The latest reading of inflation for August suggests that it is running at 2.9% according to the UK’s Office for National Statistics. The value quoted is for the Consumer Price Index (CPI) and has come in above analysts’ expectations. Inflation is now back at the peak seen in May which means it is running at the highest rate seen for five years and is significantly above the Bank of England’s target figure of 2%.
The ONS has suggested that the fall in Sterling which occurred after last June’s referendum shock is having an impact on the prices of imported goods as price rises work their way through supply chains and businesses can no longer afford to absorb them to the extent they had been. An additional factor is that crude oil prices have risen, pushing up the cost of fuel (this is exacerbated by the decline of Sterling against the Dollar from a pre-vote level of $1.49 to its current value of $1.33). Average prices for petrol and diesel rose by 1.8 and 2p per litre, pushing the prices up to £1.16 and £1.18, respectively.
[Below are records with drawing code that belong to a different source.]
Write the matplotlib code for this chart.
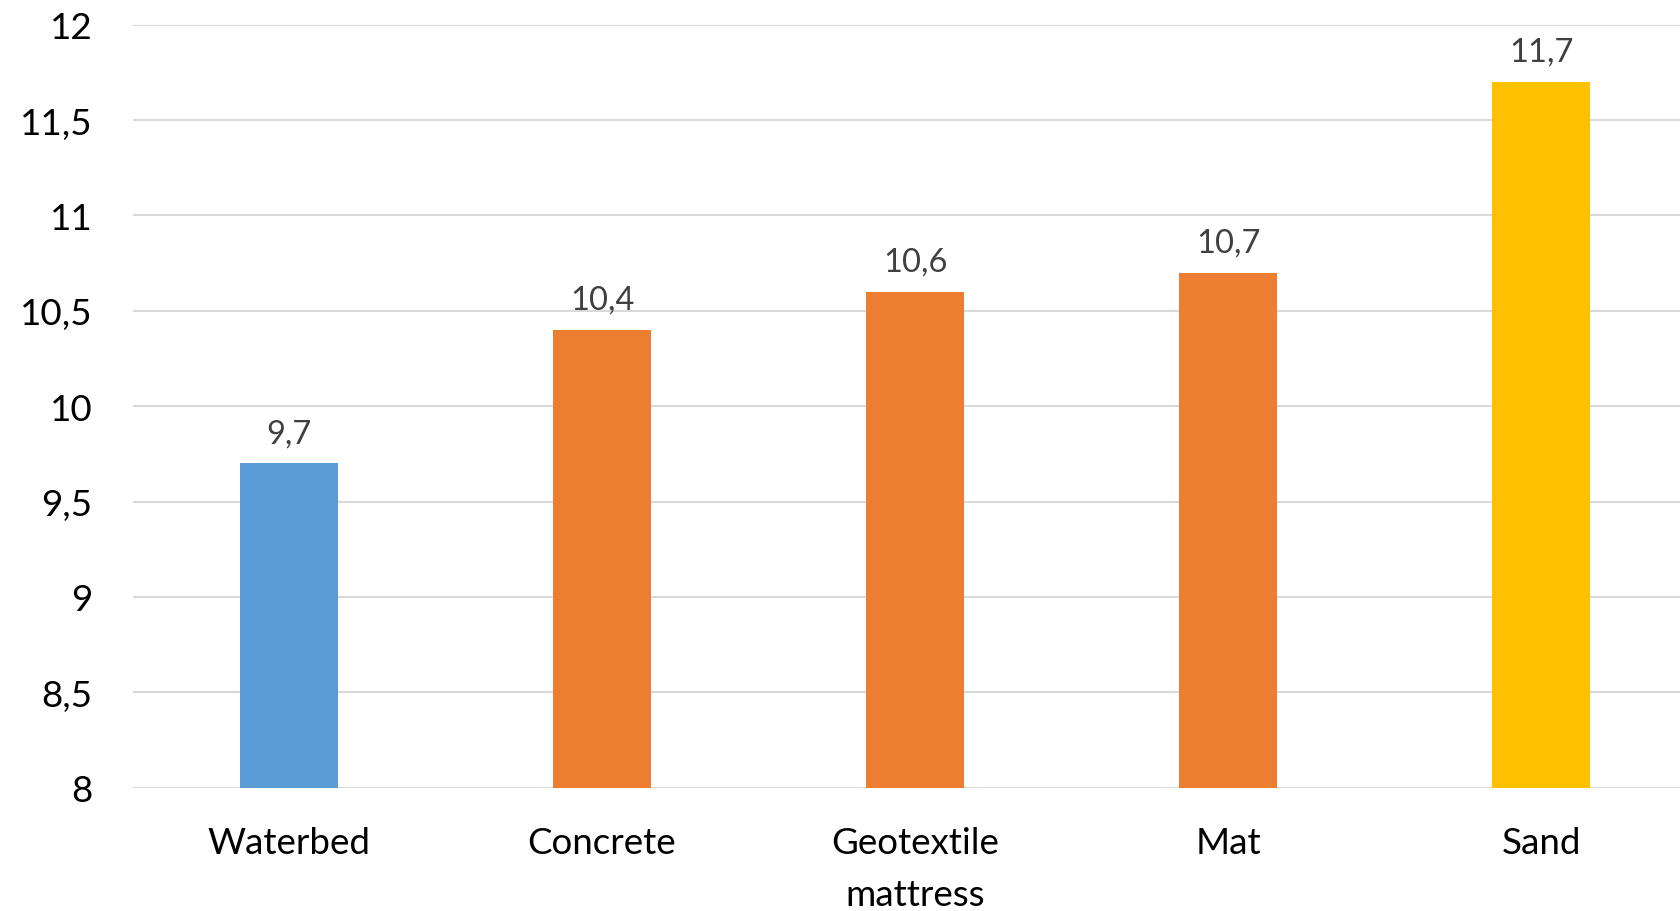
import matplotlib

matplotlib.use("Agg")
import matplotlib.pyplot as plt  # noqa: E402
import matplotlib.ticker as mticker  # noqa: E402

categories = ["Waterbed", "Concrete", "Geotextile\nmattress", "Mat", "Sand"]
values = [9.7, 10.4, 10.6, 10.7, 11.7]
bar_colors = ["#5B9BD5", "#ED7D31", "#ED7D31", "#ED7D31", "#FFC000"]
y_ticks = [8, 8.5, 9, 9.5, 10, 10.5, 11, 11.5, 12]


def _comma(v, _pos=None):
    # decimal comma, drop trailing ",0"
    s = f"{v:g}"
    return s.replace(".", ",")


plt.rcParams["font.family"] = ["Lato", "DejaVu Sans"]

fig = plt.figure(figsize=(16.8, 9.12), dpi=100)
# right edge runs past the canvas so the last slot is cut off
ax = fig.add_axes([132.5 / 1680, 1 - 788.6 / 912, 1565 / 1680, (788.6 - 25.7) / 912])

x = range(len(categories))
bars = ax.bar(x, values, width=0.315, color=bar_colors, zorder=3)

ax.set_xlim(-0.5, len(categories) - 0.5)
ax.set_ylim(8, 12)
ax.set_yticks(y_ticks)
ax.yaxis.set_major_formatter(mticker.FuncFormatter(_comma))
ax.set_xticks(list(x))
ax.set_xticklabels(categories, linespacing=1.7)

ax.grid(axis="y", color="#d9d9d9", linewidth=1.5, zorder=0)
for side in ("top", "right", "left", "bottom"):
    ax.spines[side].set_visible(False)
ax.tick_params(axis="both", length=0, labelsize=26.5, colors="black")
ax.tick_params(axis="y", pad=29)
ax.tick_params(axis="x", pad=28)

for rect, v in zip(bars, values):
    ax.annotate(_comma(v), xy=(rect.get_x() + rect.get_width() / 2, v),
                xytext=(0, 11), textcoords="offset points",
                ha="center", va="bottom", fontsize=23.5, color="#404040")

fig.savefig("out.png", dpi=100)
plt.close(fig)
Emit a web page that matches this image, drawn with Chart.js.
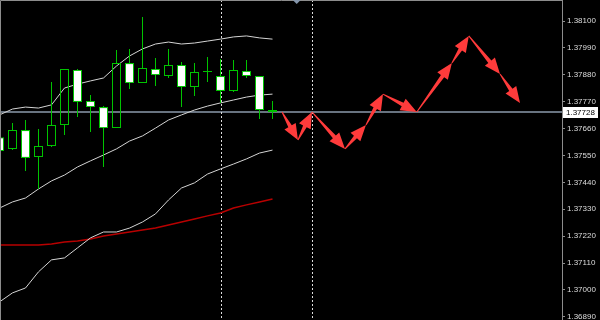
<!DOCTYPE html>
<html>
<head>
<meta charset="UTF-8">
<title>Price chart</title>
<script src="https://cdn.jsdelivr.net/npm/chart.js"></script>
<style>
    html,body{margin:0;padding:0;background:#000;}
    .wrap{width:600px;height:320px;}
</style>
</head>
<body>
<div class="wrap"><canvas id="priceChart" width="600" height="320"></canvas></div>
<script>
/* candles, oldest first (index = bar number) */
const opens  = [1.37625,1.37577,1.37654,1.37544,1.37589,1.37675,1.37900,1.37773,1.37748,1.37662,1.37928,
                1.37846,1.37904,1.37875,1.37920,1.37830,1.37891,1.37875,1.37814,1.37896,1.37875,1.37736];
const highs  = [1.37650,1.37683,1.37695,1.37658,1.37851,1.37904,1.37904,1.37797,1.37752,1.37981,1.37986,
                1.38116,1.37949,1.37986,1.37932,1.37928,1.37953,1.37945,1.37941,1.37941,1.37875,1.37773];
const lows   = [1.37560,1.37572,1.37487,1.37413,1.37585,1.37634,1.37707,1.37646,1.37503,1.37662,1.37822,
                1.37846,1.37834,1.37867,1.37748,1.37793,1.37851,1.37765,1.37810,1.37867,1.37699,1.37699];
const closes = [1.37568,1.37654,1.37540,1.37589,1.37675,1.37904,1.37769,1.37748,1.37662,1.37928,1.37846,
                1.37908,1.37879,1.37920,1.37830,1.37891,1.37891,1.37814,1.37900,1.37875,1.37736,1.37728];

/* indicators */
const upperBand  = [1.37716,1.37740,1.37748,1.37744,1.37757,1.37826,1.37842,1.37855,1.37867,1.37916,1.37957,
                    1.37986,1.38006,1.38014,1.38006,1.38010,1.38018,1.38026,1.38035,1.38039,1.38031,1.38026];
const middleBand = [1.37335,1.37360,1.37376,1.37413,1.37446,1.37470,1.37503,1.37528,1.37552,1.37577,1.37609,
                    1.37630,1.37662,1.37695,1.37716,1.37736,1.37752,1.37765,1.37777,1.37789,1.37797,1.37801];
const lowerBand  = [1.36951,1.36988,1.37008,1.37074,1.37123,1.37131,1.37172,1.37213,1.37237,1.37237,1.37253,
                    1.37278,1.37311,1.37368,1.37417,1.37438,1.37474,1.37495,1.37515,1.37536,1.37560,1.37572];
const maLine     = [1.37184,1.37184,1.37184,1.37184,1.37188,1.37196,1.37200,1.37208,1.37221,1.37229,1.37237,
                    1.37245,1.37253,1.37266,1.37278,1.37290,1.37303,1.37315,1.37335,1.37348,1.37360,1.37372];

/* forecast path (arrows) */
const forecastX = [21.73,22.96,24.04,26.58,28.19,29.5,32.1,34.8,36.1,38.5,40.04];
const forecastY = [1.37728,1.37613,1.37728,1.37577,1.37675,1.37801,1.37728,1.37928,1.38039,1.37883,1.37765];

/* price axis */
const priceTicks = [1.38100,1.37990,1.37880,1.37770,1.37660,1.37550,1.37440,1.37330,1.37220,1.37110,1.37000,1.36890];
const bidPrice = 1.37728;
const separators = [17, 24];
const shiftMarker = 22.86;

const GREEN = '#00c400';
const isBear = i => closes[i] < opens[i];

const idx = opens.map((_, i) => i);
const bodies = idx.map(i => ({x: i, y: [opens[i], closes[i]]}));
const upWicks = idx.map(i => ({x: i, y: [Math.max(opens[i], closes[i]), highs[i]]}));
const loWicks = idx.map(i => ({x: i, y: [lows[i], Math.min(opens[i], closes[i])]}));
const asLine = arr => arr.map((v, i) => ({x: i, y: v}));

function drawArrow(ctx, x0, y0, x1, y1){
    const dx = x1 - x0, dy = y1 - y0, len = Math.hypot(dx, dy);
    const ux = dx / len, uy = dy / len, nx = -uy, ny = ux;
    const head = Math.min(16, len * 0.55), hw = 6.5, sw = 2;
    const bx = x1 - ux * head, by = y1 - uy * head;
    ctx.beginPath();
    ctx.moveTo(x0 + nx * 0.5, y0 + ny * 0.5);
    ctx.lineTo(bx + nx * sw, by + ny * sw);
    ctx.lineTo(bx + nx * hw, by + ny * hw);
    ctx.lineTo(x1, y1);
    ctx.lineTo(bx - nx * hw, by - ny * hw);
    ctx.lineTo(bx - nx * sw, by - ny * sw);
    ctx.lineTo(x0 - nx * 0.5, y0 - ny * 0.5);
    ctx.closePath();
    ctx.fill();
}

const decorations = {
    id: 'decorations',
    beforeDatasetsDraw(chart){
        const {ctx, chartArea: a, scales: {x, y}} = chart;
        ctx.save();
        // bid line
        const by = Math.round(y.getPixelForValue(bidPrice));
        ctx.strokeStyle = '#687380';
        ctx.lineWidth = 2;
        ctx.beginPath(); ctx.moveTo(a.left, by); ctx.lineTo(a.right, by); ctx.stroke();
        // period separators
        ctx.strokeStyle = '#dcdcdc';
        ctx.lineWidth = 1;
        ctx.setLineDash([2, 2]);
        separators.forEach(s => {
            const px = Math.round(x.getPixelForValue(s)) + 0.5;
            ctx.beginPath(); ctx.moveTo(px, a.top); ctx.lineTo(px, a.bottom); ctx.stroke();
        });
        ctx.restore();
    },
    afterDatasetsDraw(chart){
        const {ctx, chartArea: a, scales: {x}} = chart;
        const pts = chart.getDatasetMeta(chart.data.datasets.length - 1).data;
        ctx.save();
        ctx.beginPath(); ctx.rect(a.left, a.top, a.right - a.left, a.bottom - a.top); ctx.clip();
        ctx.fillStyle = '#ff3b3b';
        for (let i = 1; i < pts.length; i++) drawArrow(ctx, pts[i-1].x, pts[i-1].y, pts[i].x, pts[i].y);
        // frame
        ctx.strokeStyle = '#8c8c8c';
        ctx.lineWidth = 1;
        ctx.beginPath();
        ctx.moveTo(a.left + 0.5, a.bottom); ctx.lineTo(a.left + 0.5, a.top + 0.5); ctx.lineTo(a.right, a.top + 0.5);
        ctx.stroke();
        // chart shift marker
        const mx = x.getPixelForValue(shiftMarker);
        ctx.fillStyle = '#8495ab';
        ctx.beginPath(); ctx.moveTo(mx - 4, a.top); ctx.lineTo(mx + 4, a.top); ctx.lineTo(mx, a.top + 4); ctx.closePath(); ctx.fill();
        ctx.restore();
    },
    afterDraw(chart){
        const {ctx, chartArea: a, scales: {y}} = chart;
        const by = Math.round(y.getPixelForValue(bidPrice));
        ctx.save();
        ctx.fillStyle = '#ffffff';
        ctx.fillRect(a.right + 1, by - 5, 35, 11);
        ctx.fillStyle = '#000000';
        ctx.font = '8px "Liberation Sans", Arial, sans-serif';
        ctx.textBaseline = 'middle';
        ctx.fillText(bidPrice.toFixed(5), a.right + 4, by + 0.5);
        ctx.restore();
    }
};

const barCommon = {type: 'bar', grouped: false, inflateAmount: 0, borderSkipped: false};
const lineCommon = {type: 'line', pointRadius: 0, tension: 0, fill: false};

new Chart(document.getElementById('priceChart'), {
    type: 'bar',
    data: {
        datasets: [
            {...barCommon, data: bodies, barThickness: 9, minBarLength: 1, borderWidth: 1,
             borderColor: GREEN, backgroundColor: idx.map(i => isBear(i) ? '#ffffff' : 'rgba(0,0,0,0)')},
            {...barCommon, data: upWicks, barThickness: 1, borderWidth: 0, backgroundColor: GREEN},
            {...barCommon, data: loWicks, barThickness: 1, borderWidth: 0, backgroundColor: GREEN},
            {...lineCommon, data: asLine(upperBand),  borderColor: '#d4d4d4', borderWidth: 1},
            {...lineCommon, data: asLine(middleBand), borderColor: '#d4d4d4', borderWidth: 1},
            {...lineCommon, data: asLine(lowerBand),  borderColor: '#d4d4d4', borderWidth: 1},
            {...lineCommon, data: asLine(maLine),     borderColor: '#b80000', borderWidth: 1.5},
            {...lineCommon, data: forecastX.map((v, i) => ({x: v, y: forecastY[i]})), showLine: false}
        ]
    },
    options: {
        responsive: false,
        animation: false,
        layout: {padding: 0},
        plugins: {legend: {display: false}, tooltip: {enabled: false}},
        scales: {
            x: {
                type: 'linear', display: false, offset: false, bounds: 'data',
                min: 0.03846, max: 43.2692
            },
            y: {
                type: 'linear', position: 'right', bounds: 'data',
                min: 1.36877, max: 1.38186,
                afterBuildTicks: s => { s.ticks = priceTicks.map(v => ({value: v})); },
                afterFit: s => { s.width = 38; s.paddingTop = 0; s.paddingBottom = 0; },
                border: {color: '#8c8c8c', width: 1},
                grid: {drawOnChartArea: false, drawTicks: true, tickLength: 3, color: '#8c8c8c'},
                ticks: {
                    color: '#dcdcdc', padding: 2, autoSkip: false,
                    font: {family: 'Liberation Sans', size: 8},
                    callback: v => Number(v).toFixed(5)
                }
            }
        }
    },
    plugins: [decorations]
});
</script>
</body>
</html>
Clothing and footwear costs contributed to inflation mainly due to higher import costs with year-on-year inflation running at a record 4.6%.
The higher inflation level has boosted Sterling to its best level against the Dollar for a year on speculation that the Bank of England will decide to increase interest rates as a mechanism to rein-in inflation. This is probably premature as the Bank is still trying to be accommodative to businesses as Brexit uncertainty rages.
UK wage inflation is currently running at 2.1% annually (new data is due out later today) which means that household disposable income is falling. To an extent, increasing the interest rate would have this effect by pushing up the costs for mortgages and personal loans, so it is unlikely that the Bank will take early action on interest rates. This means that Sterling is likely to give up its recent gains once the market factors this in.